##### Records for the exercise

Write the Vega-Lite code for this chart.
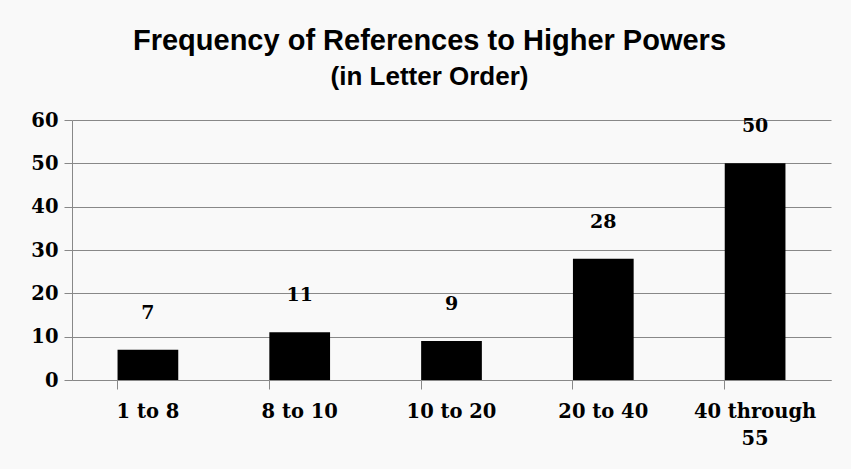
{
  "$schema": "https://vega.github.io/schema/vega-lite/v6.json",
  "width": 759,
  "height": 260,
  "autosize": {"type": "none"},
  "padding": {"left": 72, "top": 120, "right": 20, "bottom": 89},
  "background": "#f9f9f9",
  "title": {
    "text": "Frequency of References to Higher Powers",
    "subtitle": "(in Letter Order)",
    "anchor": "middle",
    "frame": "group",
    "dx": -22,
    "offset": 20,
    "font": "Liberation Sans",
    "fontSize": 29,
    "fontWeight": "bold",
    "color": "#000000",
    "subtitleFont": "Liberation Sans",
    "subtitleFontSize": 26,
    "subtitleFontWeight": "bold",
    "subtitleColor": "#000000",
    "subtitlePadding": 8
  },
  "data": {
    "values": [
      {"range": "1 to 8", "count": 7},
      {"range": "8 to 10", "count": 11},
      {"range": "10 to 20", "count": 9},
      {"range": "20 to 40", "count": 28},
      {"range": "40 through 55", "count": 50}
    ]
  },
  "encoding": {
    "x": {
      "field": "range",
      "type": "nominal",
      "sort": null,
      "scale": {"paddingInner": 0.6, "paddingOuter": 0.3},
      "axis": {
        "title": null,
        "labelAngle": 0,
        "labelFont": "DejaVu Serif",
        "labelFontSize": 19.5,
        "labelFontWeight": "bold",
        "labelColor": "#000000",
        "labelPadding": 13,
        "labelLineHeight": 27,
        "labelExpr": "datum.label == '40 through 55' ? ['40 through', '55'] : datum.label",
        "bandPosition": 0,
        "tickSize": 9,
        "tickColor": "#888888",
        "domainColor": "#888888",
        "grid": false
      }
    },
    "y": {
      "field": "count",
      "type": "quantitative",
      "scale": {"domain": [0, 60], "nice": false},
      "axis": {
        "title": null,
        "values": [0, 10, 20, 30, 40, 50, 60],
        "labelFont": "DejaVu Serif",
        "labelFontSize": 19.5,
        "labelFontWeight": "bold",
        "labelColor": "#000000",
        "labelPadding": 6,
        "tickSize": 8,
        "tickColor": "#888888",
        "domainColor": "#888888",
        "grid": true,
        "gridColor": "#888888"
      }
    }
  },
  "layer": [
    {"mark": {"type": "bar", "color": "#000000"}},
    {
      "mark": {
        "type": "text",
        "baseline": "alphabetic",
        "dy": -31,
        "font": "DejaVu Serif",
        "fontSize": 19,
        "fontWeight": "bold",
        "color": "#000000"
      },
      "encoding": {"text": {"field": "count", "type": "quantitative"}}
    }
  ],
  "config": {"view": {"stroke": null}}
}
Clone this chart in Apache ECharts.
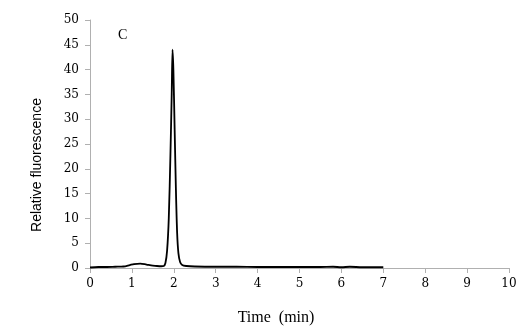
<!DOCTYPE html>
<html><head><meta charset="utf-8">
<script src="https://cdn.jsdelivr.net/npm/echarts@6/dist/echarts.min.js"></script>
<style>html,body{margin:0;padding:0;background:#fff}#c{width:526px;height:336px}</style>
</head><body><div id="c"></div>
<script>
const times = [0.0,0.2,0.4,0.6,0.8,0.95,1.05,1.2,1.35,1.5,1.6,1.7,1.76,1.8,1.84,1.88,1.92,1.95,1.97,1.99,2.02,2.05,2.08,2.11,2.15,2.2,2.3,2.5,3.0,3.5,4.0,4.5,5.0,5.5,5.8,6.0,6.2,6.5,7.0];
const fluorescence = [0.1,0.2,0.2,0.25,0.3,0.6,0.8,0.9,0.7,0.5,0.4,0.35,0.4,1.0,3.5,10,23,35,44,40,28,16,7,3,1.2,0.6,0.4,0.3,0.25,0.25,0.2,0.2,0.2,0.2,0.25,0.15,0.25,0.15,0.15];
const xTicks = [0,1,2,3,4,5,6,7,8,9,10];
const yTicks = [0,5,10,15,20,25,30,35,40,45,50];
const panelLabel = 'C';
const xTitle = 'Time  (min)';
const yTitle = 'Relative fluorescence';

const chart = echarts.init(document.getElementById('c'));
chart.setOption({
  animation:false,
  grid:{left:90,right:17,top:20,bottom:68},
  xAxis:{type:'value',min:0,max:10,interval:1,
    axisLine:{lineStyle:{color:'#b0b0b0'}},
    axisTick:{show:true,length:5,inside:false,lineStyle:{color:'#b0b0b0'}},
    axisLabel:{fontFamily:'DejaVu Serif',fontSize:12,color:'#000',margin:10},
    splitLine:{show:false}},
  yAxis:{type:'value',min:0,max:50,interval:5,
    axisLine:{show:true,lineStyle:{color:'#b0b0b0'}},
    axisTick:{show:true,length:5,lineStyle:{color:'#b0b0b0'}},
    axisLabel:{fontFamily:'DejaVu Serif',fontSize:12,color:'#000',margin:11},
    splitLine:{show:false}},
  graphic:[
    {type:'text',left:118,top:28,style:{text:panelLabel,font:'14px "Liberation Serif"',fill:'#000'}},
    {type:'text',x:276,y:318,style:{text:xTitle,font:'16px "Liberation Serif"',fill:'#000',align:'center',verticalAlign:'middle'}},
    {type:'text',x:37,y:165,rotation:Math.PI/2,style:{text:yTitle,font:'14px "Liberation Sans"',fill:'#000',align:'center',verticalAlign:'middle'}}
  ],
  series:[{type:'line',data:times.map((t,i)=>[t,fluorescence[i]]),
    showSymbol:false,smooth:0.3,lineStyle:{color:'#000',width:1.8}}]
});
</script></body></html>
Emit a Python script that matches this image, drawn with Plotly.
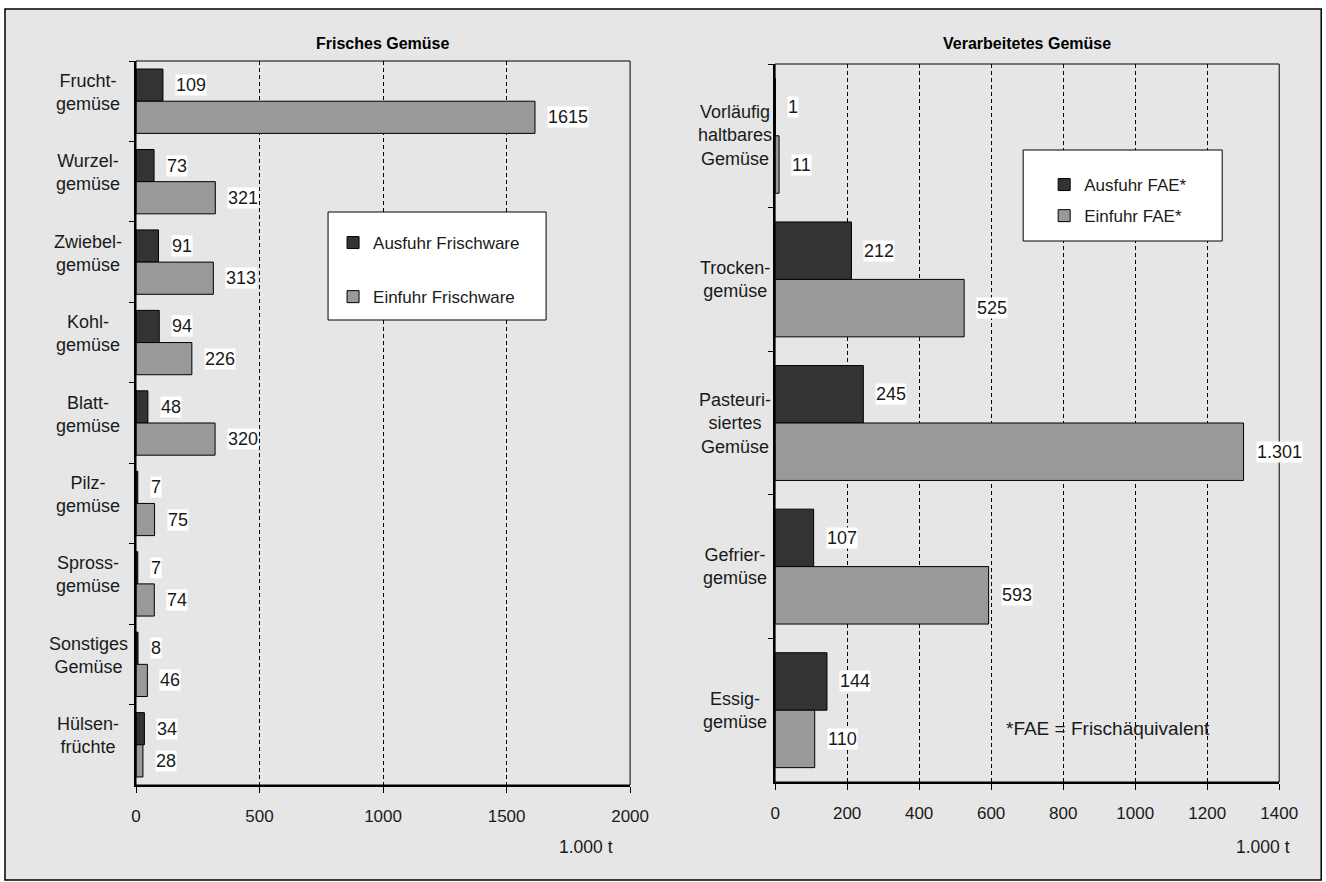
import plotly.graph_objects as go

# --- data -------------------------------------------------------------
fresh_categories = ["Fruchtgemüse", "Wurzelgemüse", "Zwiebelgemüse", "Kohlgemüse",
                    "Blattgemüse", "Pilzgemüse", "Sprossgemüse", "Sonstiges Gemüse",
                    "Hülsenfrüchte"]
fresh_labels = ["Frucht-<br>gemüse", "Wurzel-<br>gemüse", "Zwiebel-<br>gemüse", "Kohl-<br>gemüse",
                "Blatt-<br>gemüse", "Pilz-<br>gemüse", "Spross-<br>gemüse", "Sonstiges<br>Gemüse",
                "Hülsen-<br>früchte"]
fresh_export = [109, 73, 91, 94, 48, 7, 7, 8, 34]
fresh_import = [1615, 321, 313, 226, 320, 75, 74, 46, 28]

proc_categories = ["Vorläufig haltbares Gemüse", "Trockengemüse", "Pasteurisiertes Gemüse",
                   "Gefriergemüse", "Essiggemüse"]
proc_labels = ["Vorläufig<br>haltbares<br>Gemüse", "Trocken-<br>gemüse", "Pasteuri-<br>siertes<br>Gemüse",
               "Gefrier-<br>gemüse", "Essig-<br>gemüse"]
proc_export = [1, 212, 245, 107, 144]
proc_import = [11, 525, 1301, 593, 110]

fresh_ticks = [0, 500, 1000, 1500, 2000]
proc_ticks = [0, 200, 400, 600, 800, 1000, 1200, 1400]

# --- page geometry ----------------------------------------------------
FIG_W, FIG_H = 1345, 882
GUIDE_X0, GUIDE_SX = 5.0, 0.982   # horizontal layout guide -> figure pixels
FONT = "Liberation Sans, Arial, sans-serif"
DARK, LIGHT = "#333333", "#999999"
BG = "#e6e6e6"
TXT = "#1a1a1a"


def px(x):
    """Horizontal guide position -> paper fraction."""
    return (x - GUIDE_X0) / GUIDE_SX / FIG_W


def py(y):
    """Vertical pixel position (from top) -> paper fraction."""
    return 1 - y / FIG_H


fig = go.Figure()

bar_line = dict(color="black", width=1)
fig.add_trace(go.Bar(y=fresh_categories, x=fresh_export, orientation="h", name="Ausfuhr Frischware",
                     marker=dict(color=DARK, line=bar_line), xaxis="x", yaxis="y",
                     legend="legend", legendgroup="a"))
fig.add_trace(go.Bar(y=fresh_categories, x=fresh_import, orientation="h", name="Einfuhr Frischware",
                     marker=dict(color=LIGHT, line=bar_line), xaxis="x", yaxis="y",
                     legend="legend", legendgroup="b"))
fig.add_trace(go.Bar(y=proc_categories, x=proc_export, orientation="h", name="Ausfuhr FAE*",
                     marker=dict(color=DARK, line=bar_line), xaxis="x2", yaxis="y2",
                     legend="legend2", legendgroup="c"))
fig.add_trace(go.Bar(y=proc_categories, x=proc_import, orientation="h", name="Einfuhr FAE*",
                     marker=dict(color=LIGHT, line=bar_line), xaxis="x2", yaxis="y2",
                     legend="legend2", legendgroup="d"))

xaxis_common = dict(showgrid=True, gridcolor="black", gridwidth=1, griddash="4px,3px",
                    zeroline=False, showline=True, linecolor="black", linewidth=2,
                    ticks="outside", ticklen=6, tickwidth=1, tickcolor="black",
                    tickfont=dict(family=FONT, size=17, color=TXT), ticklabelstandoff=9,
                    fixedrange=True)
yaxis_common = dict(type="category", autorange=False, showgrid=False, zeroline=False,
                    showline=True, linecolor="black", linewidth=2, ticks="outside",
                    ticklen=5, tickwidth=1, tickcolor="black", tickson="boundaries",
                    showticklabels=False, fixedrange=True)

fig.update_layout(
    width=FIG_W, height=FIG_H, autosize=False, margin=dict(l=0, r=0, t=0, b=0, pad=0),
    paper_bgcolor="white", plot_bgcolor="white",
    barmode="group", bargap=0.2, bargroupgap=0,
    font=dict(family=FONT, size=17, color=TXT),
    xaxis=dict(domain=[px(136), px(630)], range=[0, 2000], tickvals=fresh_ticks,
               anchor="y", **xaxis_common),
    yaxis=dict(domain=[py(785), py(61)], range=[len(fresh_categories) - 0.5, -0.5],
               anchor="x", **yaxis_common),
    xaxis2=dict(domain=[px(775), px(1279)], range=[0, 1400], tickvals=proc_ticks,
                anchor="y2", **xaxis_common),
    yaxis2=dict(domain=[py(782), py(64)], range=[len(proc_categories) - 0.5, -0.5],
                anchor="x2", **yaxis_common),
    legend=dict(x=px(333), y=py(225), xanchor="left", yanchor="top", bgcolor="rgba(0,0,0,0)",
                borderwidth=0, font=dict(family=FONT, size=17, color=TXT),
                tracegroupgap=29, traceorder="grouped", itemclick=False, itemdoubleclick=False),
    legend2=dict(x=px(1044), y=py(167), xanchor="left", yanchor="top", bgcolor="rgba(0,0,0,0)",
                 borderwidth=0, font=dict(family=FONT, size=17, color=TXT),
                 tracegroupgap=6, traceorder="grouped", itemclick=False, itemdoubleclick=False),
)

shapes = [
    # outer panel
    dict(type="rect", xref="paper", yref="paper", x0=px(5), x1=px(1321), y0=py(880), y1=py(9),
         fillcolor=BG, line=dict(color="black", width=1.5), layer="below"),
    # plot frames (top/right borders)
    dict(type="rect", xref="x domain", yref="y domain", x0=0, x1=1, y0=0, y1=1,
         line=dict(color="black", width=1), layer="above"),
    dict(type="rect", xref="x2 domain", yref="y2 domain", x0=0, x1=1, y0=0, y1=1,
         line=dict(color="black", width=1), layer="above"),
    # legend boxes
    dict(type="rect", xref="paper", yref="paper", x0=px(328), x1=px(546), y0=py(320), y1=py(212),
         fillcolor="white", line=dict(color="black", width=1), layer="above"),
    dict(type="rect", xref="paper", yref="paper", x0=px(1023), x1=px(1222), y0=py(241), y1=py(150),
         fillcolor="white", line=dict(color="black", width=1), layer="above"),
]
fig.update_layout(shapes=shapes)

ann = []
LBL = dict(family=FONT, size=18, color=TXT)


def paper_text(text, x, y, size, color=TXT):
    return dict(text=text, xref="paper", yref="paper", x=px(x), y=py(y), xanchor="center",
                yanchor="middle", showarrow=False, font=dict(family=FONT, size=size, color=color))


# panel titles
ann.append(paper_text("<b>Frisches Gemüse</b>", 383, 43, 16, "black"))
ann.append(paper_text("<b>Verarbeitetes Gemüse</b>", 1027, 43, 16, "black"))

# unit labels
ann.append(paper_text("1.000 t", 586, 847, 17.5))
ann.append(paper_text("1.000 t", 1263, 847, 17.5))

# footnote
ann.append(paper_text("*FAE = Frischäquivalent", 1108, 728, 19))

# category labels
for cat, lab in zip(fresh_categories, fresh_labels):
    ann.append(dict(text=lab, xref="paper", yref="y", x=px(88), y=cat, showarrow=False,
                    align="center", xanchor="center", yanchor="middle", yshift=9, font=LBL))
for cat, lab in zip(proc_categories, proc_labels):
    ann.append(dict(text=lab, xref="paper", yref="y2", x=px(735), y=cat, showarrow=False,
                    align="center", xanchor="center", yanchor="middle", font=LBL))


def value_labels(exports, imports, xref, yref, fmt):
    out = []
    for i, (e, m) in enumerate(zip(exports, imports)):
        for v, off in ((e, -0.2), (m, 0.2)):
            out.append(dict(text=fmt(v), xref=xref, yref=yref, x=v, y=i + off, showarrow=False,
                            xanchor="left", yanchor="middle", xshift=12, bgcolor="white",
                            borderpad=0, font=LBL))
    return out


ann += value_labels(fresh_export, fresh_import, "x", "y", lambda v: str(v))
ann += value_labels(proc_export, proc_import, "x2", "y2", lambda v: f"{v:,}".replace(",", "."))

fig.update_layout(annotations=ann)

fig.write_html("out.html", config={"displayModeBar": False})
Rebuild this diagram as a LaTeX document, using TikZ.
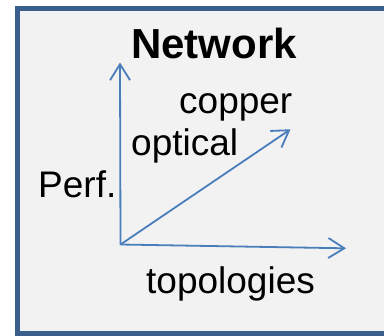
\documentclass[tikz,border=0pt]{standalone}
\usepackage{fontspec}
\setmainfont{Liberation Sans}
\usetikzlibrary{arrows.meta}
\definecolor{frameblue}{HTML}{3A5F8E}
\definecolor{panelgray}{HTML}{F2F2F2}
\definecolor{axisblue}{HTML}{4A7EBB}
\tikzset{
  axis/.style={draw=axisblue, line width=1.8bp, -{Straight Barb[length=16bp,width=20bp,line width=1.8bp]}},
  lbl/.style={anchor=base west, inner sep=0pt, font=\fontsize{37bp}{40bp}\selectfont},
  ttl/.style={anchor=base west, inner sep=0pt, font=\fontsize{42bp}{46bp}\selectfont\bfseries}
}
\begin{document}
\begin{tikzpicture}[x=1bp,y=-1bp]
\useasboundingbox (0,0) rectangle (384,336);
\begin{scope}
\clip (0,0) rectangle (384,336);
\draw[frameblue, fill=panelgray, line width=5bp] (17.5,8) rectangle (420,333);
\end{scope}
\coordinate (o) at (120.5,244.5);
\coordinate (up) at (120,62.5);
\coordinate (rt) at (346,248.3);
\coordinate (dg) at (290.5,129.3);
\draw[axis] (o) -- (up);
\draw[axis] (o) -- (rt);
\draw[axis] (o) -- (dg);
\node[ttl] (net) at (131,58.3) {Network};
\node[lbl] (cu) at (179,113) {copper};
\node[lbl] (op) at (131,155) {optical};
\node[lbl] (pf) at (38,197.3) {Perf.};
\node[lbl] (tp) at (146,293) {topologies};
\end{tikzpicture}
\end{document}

##########

Go up to the line with "Emit a Python" and retype exactly from there through the line with "import plotly.graph_objects as go". Leave out pictures.

Emit a Python script that matches this image, drawn with Plotly.
import plotly.graph_objects as go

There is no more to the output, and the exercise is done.